▸ Job: Every line below that mentions the word "this" should be copied out.

----

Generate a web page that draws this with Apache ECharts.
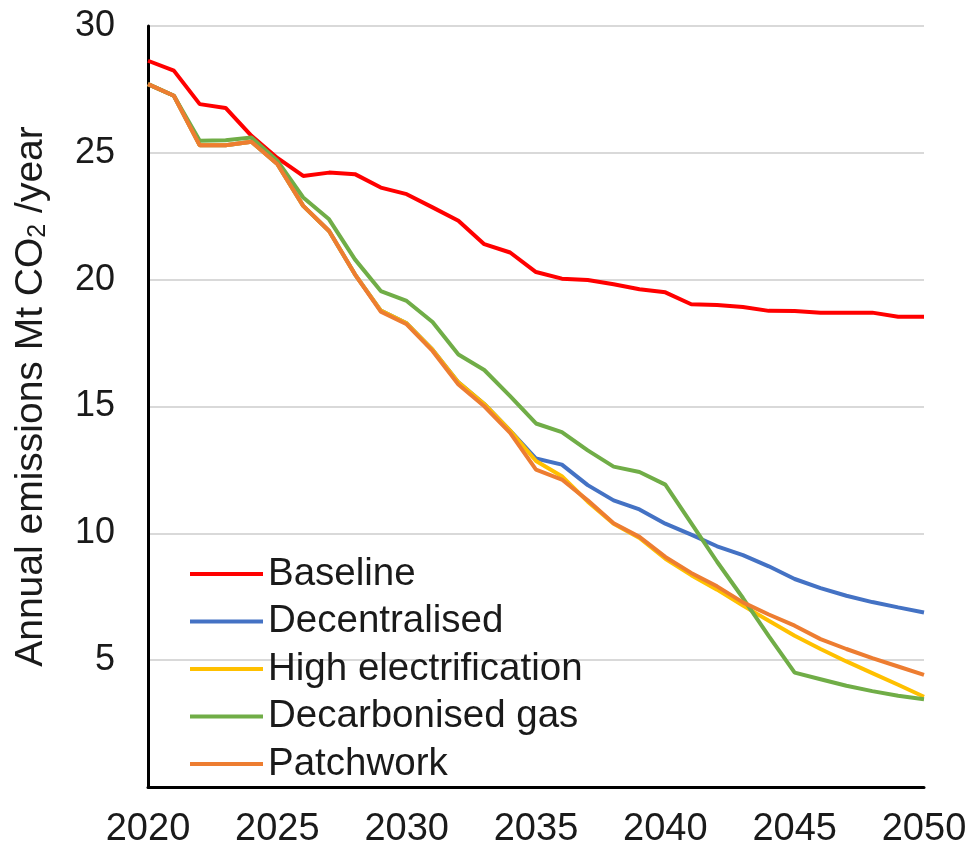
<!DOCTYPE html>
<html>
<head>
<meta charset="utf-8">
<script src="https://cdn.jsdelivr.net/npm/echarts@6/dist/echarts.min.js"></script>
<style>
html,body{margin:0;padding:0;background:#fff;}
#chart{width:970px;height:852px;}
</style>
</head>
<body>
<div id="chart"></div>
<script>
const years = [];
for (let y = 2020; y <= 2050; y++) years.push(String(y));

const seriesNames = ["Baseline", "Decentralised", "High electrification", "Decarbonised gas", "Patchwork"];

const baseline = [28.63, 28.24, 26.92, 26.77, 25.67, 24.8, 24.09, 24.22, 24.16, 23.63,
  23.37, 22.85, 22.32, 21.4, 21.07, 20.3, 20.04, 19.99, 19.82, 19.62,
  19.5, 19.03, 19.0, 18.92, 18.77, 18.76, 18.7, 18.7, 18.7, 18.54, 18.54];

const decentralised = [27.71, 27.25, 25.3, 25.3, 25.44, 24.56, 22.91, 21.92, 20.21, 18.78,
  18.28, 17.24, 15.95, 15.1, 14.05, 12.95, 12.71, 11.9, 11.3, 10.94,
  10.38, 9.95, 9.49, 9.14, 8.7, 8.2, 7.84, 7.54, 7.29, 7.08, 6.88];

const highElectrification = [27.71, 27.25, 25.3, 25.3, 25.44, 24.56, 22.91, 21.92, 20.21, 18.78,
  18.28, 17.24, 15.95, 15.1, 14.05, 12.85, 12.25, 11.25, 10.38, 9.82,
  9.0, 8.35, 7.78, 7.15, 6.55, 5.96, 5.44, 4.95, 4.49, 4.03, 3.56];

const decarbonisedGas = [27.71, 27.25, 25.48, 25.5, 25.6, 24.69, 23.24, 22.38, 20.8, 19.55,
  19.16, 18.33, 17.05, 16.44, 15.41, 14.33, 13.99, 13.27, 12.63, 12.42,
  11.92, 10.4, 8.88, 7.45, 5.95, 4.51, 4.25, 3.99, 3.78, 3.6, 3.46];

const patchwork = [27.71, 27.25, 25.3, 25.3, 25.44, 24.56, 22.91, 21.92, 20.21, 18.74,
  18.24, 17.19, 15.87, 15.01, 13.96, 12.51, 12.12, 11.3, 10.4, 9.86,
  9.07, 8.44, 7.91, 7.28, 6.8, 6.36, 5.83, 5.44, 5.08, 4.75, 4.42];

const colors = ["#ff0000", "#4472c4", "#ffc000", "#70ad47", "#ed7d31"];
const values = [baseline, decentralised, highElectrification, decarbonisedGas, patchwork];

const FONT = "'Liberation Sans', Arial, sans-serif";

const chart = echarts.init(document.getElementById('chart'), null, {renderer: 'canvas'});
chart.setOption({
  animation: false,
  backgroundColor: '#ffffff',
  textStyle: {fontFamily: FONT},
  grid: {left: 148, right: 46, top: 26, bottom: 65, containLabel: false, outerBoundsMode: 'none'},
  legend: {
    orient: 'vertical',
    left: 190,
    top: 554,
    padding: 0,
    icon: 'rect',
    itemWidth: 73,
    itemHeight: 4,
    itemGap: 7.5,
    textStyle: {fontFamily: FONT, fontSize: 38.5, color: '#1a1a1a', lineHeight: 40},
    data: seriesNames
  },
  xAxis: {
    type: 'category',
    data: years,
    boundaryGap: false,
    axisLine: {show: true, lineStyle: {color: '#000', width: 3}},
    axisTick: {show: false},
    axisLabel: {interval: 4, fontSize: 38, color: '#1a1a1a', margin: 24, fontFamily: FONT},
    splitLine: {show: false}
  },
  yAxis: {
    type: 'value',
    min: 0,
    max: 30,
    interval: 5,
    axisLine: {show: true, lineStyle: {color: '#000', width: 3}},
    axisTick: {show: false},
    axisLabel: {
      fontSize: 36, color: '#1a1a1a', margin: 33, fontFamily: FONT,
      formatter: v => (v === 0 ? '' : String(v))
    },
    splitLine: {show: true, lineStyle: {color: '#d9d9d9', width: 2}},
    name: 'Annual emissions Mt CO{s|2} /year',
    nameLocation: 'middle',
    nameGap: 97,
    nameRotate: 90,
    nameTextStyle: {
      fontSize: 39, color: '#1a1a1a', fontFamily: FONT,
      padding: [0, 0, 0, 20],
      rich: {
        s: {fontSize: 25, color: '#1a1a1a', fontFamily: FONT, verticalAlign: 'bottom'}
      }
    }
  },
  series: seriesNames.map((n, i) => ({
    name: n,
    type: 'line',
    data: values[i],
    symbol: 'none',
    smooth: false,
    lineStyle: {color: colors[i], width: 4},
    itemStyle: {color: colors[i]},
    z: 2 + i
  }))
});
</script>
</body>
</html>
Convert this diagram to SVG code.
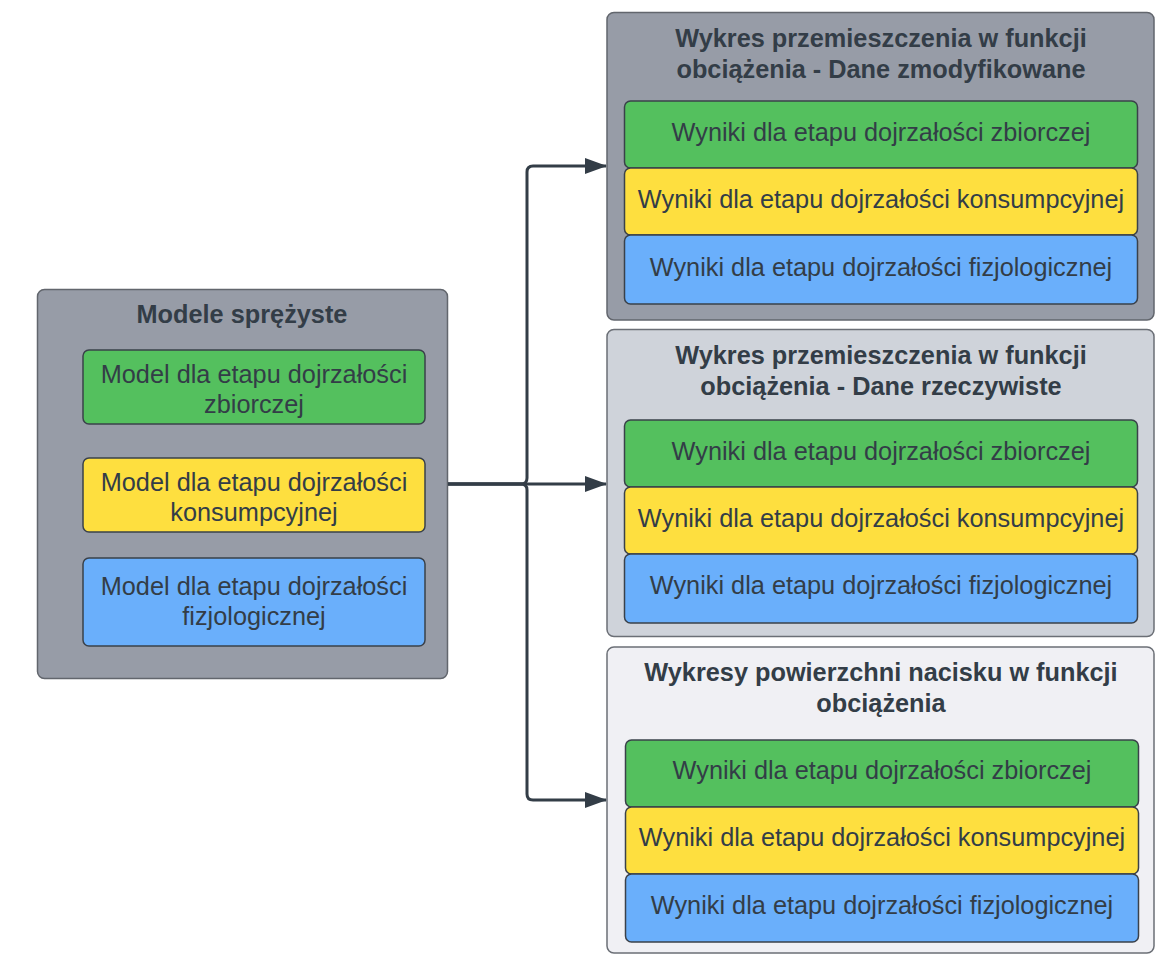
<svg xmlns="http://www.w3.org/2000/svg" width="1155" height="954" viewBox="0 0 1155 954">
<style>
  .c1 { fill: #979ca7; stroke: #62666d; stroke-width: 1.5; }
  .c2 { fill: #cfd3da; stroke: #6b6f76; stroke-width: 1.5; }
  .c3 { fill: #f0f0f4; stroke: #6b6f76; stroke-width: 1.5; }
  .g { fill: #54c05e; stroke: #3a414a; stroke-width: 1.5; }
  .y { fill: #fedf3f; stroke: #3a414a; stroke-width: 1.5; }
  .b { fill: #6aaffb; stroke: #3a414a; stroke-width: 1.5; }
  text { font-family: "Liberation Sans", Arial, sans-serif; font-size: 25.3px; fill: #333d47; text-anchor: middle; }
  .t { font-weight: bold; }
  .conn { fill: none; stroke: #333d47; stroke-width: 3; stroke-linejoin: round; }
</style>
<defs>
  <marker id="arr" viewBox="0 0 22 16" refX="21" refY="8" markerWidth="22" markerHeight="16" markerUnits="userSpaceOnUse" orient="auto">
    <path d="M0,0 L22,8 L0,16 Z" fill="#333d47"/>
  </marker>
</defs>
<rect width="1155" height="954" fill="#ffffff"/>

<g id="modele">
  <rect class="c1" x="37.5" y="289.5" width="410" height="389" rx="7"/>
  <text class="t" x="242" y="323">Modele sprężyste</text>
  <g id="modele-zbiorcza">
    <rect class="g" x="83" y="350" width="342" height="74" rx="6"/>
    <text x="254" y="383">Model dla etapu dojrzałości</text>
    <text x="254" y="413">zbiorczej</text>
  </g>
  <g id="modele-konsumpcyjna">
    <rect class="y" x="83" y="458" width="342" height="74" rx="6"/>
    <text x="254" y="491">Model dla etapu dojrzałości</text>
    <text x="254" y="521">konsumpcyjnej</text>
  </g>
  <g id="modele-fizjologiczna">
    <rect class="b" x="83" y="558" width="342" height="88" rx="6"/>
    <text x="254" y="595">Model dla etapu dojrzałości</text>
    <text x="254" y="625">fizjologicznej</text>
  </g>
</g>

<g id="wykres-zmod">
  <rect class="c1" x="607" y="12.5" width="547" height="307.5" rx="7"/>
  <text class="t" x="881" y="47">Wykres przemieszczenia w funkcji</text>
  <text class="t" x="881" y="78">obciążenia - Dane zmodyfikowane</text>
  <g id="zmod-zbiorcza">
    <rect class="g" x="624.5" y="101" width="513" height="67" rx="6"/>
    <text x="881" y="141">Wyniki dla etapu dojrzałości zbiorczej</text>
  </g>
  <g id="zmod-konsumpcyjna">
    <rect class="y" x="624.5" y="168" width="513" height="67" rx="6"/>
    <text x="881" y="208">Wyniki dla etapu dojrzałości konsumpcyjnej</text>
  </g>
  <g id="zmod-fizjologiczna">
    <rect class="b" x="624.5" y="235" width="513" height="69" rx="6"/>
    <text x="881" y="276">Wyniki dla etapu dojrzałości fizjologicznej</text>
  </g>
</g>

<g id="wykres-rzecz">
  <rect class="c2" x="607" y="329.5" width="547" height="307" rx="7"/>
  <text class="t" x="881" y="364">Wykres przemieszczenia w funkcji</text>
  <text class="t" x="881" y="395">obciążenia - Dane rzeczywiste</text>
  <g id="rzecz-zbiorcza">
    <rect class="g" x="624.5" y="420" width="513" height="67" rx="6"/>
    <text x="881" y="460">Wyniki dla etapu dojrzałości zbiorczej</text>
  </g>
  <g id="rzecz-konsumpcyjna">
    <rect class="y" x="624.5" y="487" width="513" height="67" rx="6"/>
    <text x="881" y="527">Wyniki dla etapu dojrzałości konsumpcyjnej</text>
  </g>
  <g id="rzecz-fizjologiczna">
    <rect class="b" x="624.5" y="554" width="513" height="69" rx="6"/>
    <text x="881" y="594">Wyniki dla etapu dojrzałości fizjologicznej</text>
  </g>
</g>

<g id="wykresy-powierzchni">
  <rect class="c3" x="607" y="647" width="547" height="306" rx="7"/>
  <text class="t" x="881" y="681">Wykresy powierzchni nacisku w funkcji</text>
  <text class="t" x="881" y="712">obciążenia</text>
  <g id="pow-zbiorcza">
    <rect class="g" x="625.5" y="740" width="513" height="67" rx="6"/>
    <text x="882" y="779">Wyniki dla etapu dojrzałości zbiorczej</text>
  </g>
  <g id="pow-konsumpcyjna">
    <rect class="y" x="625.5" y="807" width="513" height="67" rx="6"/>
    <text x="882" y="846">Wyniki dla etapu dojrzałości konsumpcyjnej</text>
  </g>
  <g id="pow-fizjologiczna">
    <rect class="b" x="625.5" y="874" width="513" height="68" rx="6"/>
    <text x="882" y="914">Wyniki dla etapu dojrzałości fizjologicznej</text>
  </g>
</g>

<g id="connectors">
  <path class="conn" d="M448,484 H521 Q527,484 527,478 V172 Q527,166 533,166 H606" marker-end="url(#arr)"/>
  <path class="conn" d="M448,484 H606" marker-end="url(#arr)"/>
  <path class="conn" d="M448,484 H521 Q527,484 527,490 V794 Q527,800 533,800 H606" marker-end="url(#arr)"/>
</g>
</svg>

----

▸ Response below:
Generate a web page that draws this with Apache ECharts.
Convert this diagram to SVG code.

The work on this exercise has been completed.